Konfrontativ

Das lustvolle Selbstverständnis der Rollenauflösung wird in «Roaring» energisch, aktivistisch, frivol wiederbelebt.

 

Die historische Figur existierte, Thomas Dekker und Thomas Middleton Mary schufen ihr mit «Roaring Girl» 1610 ein dramatisches Denkmal, doch die Trennlinie zwischen Legende und Tatsache ist genauso fluid wie ihr öffentliches Ärgernis erregende Spiel mit den Geschlechtern. Martin Bieri (Konzept), Antje Schupp (Regie) und Jules* Elting (Spiel) transformieren die damalige unverschämte Unverfrorenheit, sich über die herrschende Moral wie die geltenden Gesetze zu erheben, in eine Lustbarkeit. Einer Nummernrevue ähnlich stellt Jules* Elting die Person Mary Frith, Marys zahlreiche Alter Egos – der männliche Dieb Moll Cut-Purse, die laszive Revuesensation Mad Mary – einen ihr verfallenden Junggesellen, dessen empörter Vater und den von ihm beauftragen, syphilitischen Elendsüberträger dar.

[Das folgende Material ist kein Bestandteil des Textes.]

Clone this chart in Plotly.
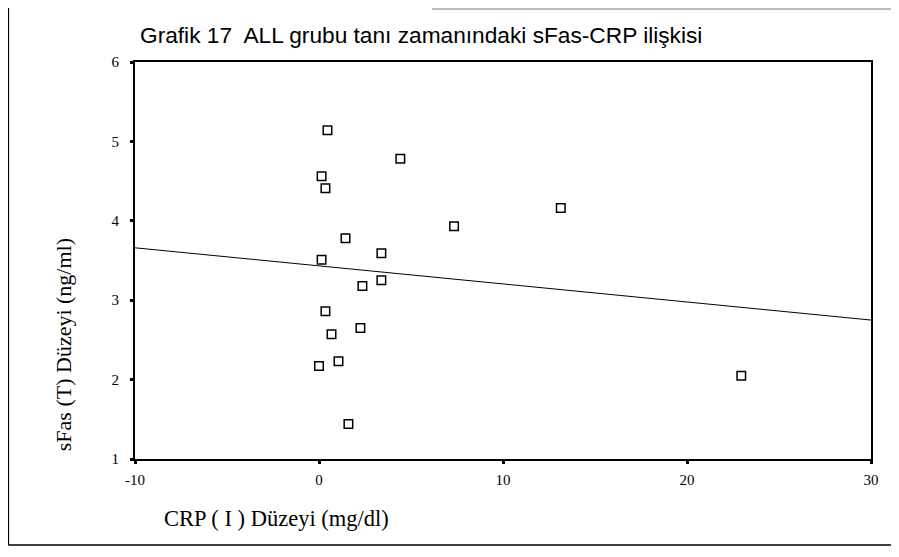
import plotly.graph_objects as go

# Data
crp = [0.46, 4.42, 0.14, 0.35, 7.34, 13.14, 1.44, 3.39, 0.14, 3.39, 2.36,
       0.35, 0.68, 2.25, 0.0, 1.06, 1.6, 22.95]
sfas = [5.14, 4.78, 4.56, 4.41, 3.93, 4.16, 3.78, 3.59, 3.51, 3.25, 3.18,
        2.86, 2.57, 2.65, 2.17, 2.23, 1.44, 2.05]
fit_x = [-10, 30]
fit_y = [3.66, 2.75]
x_ticks = [-10, 0, 10, 20, 30]
x_tick_labels = ["-10", "0", "10", "20", "30"]
y_ticks = [1, 2, 3, 4, 5, 6]

# page has an 8px body margin; work in reference-pixel coordinates minus 8
OFF = 8
W, H = 899 - 2 * OFF, 557 - 2 * OFF
L, R, T, B = 135 - OFF, 873 - OFF, 62 - OFF, 459 - OFF

def px(xp):
    return (xp - OFF - L) / (R - L)

def py(yp):
    return (B - (yp - OFF)) / (B - T)

fig = go.Figure()
fig.add_trace(go.Scatter(x=fit_x, y=fit_y, mode="lines",
                         line=dict(color="black", width=1), hoverinfo="skip"))
fig.add_trace(go.Scatter(x=crp, y=sfas, mode="markers",
                         marker=dict(symbol="square-open", size=8.5,
                                     color="black", line=dict(width=1.5))))

serif = "Liberation Serif, Times New Roman, serif"
fig.update_layout(
    width=W, height=H,
    margin=dict(l=L, r=W - R, t=T, b=H - B),
    paper_bgcolor="white", plot_bgcolor="white",
    showlegend=False,
    xaxis=dict(range=[-10, 30], tickvals=x_ticks, ticktext=x_tick_labels,
               showgrid=False, zeroline=False, showline=True, linecolor="black",
               linewidth=2, mirror=True, ticks="outside", ticklen=3, tickwidth=3,
               tickcolor="black", ticklabelstandoff=3,
               tickfont=dict(family=serif, size=15, color="black")),
    yaxis=dict(range=[1, 6], tickvals=y_ticks, showgrid=False, zeroline=False,
               showline=True, linecolor="black", linewidth=2, mirror=True,
               ticks="outside", ticklen=3, tickwidth=3, tickcolor="black",
               ticklabelstandoff=8,
               tickfont=dict(family=serif, size=15, color="black")),
)

fig.add_annotation(text="Grafik 17  ALL grubu tanı zamanındaki sFas-CRP ilişkisi",
                   xref="paper", yref="paper", x=px(138), y=py(35),
                   xanchor="left", yanchor="middle", showarrow=False,
                   font=dict(family="Liberation Sans, Arial, sans-serif",
                             size=22.7, color="black"))
fig.add_annotation(text="sFas (T) Düzeyi (ng/ml)", textangle=-90,
                   xref="paper", yref="paper", x=px(63), y=py(345),
                   xanchor="center", yanchor="middle", showarrow=False,
                   font=dict(family=serif, size=22, color="black"))
fig.add_annotation(text="CRP ( I ) Düzeyi (mg/dl)",
                   xref="paper", yref="paper", x=px(162), y=py(518),
                   xanchor="left", yanchor="middle", showarrow=False,
                   font=dict(family=serif, size=22.5, color="black"))

# outer frame lines
fig.add_shape(type="line", xref="paper", yref="paper",
              x0=px(8), x1=px(8), y0=py(8), y1=py(545),
              line=dict(color="black", width=1.5))
fig.add_shape(type="line", xref="paper", yref="paper",
              x0=px(8), x1=px(899), y0=py(545), y1=py(545),
              line=dict(color="black", width=1.5))
fig.add_shape(type="line", xref="paper", yref="paper",
              x0=px(433), x1=px(899), y0=py(9), y1=py(9),
              line=dict(color="#777777", width=1))

fig.write_html("out.html")
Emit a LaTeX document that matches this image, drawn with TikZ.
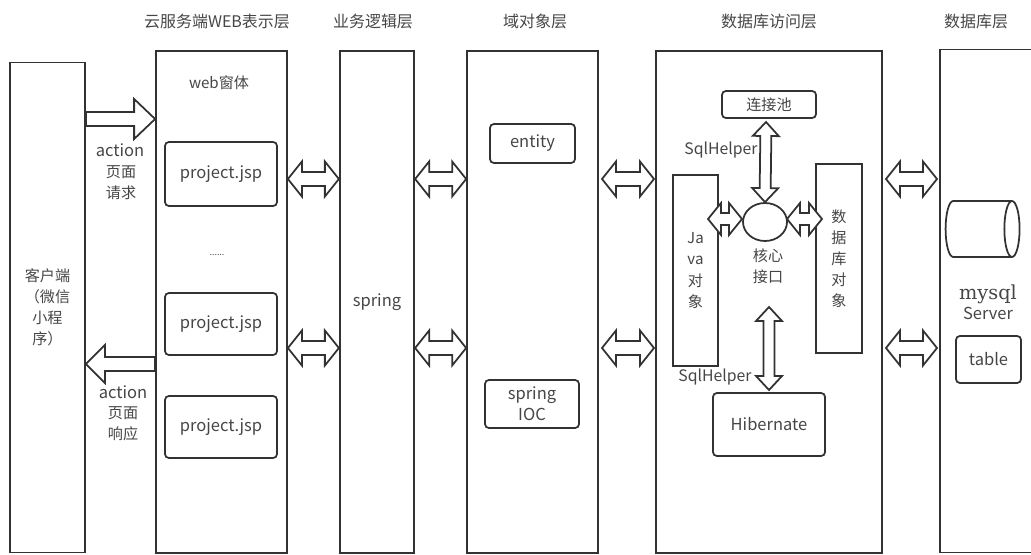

Off-Stimmen und Projektionen komplettieren die Gemengelage, treiben den heftig geführten Disput auf die Spitze. Auch die Zeitreise des Bühnenerlebnisses vermengt die heute sonderlich erscheinende Zeitenwende vom 16. ins 17. Jahrhundert mit dem beherzten emanzipatorischen Selbstbewusstsein im lustvoll-ironisch-schrägen Spiel mit der öffentlichen Erscheinung in der (damals noch primär schwulen) Subkultur ab den 1970er-Jahren. Hinsichtlich des aktuellen, eher an einen Eiertanz gemahnenden Diskurses, eine Verheissung. Peng!, da bin ich! Und ich bin, was ich will, wann ich will, wie ich will. Das heisst zeitgleich alles, wie es auch nichts bedeutet. Es meint Freiheit, lustbetonten Hedonismus, Lebensfreude. Und ist in der darin innewohnenden vollkommen bewussten Verwirrung eventuell gar Provokation für andere hochgradig politisch, was das Amüsement der Ausführung nur noch steigert, weil dies der Punkt ist, an dem die Komödie ihren ernsten Kern entblösst. «Roaring» ist fadegrad heraus selbstbestimmt, heftig, körperlich und konfrontativ. Oder anders formuliert: Ein überaus raffinierter Flirt.

 

«Roaring», 24.1., Winkelwiese, Zürich.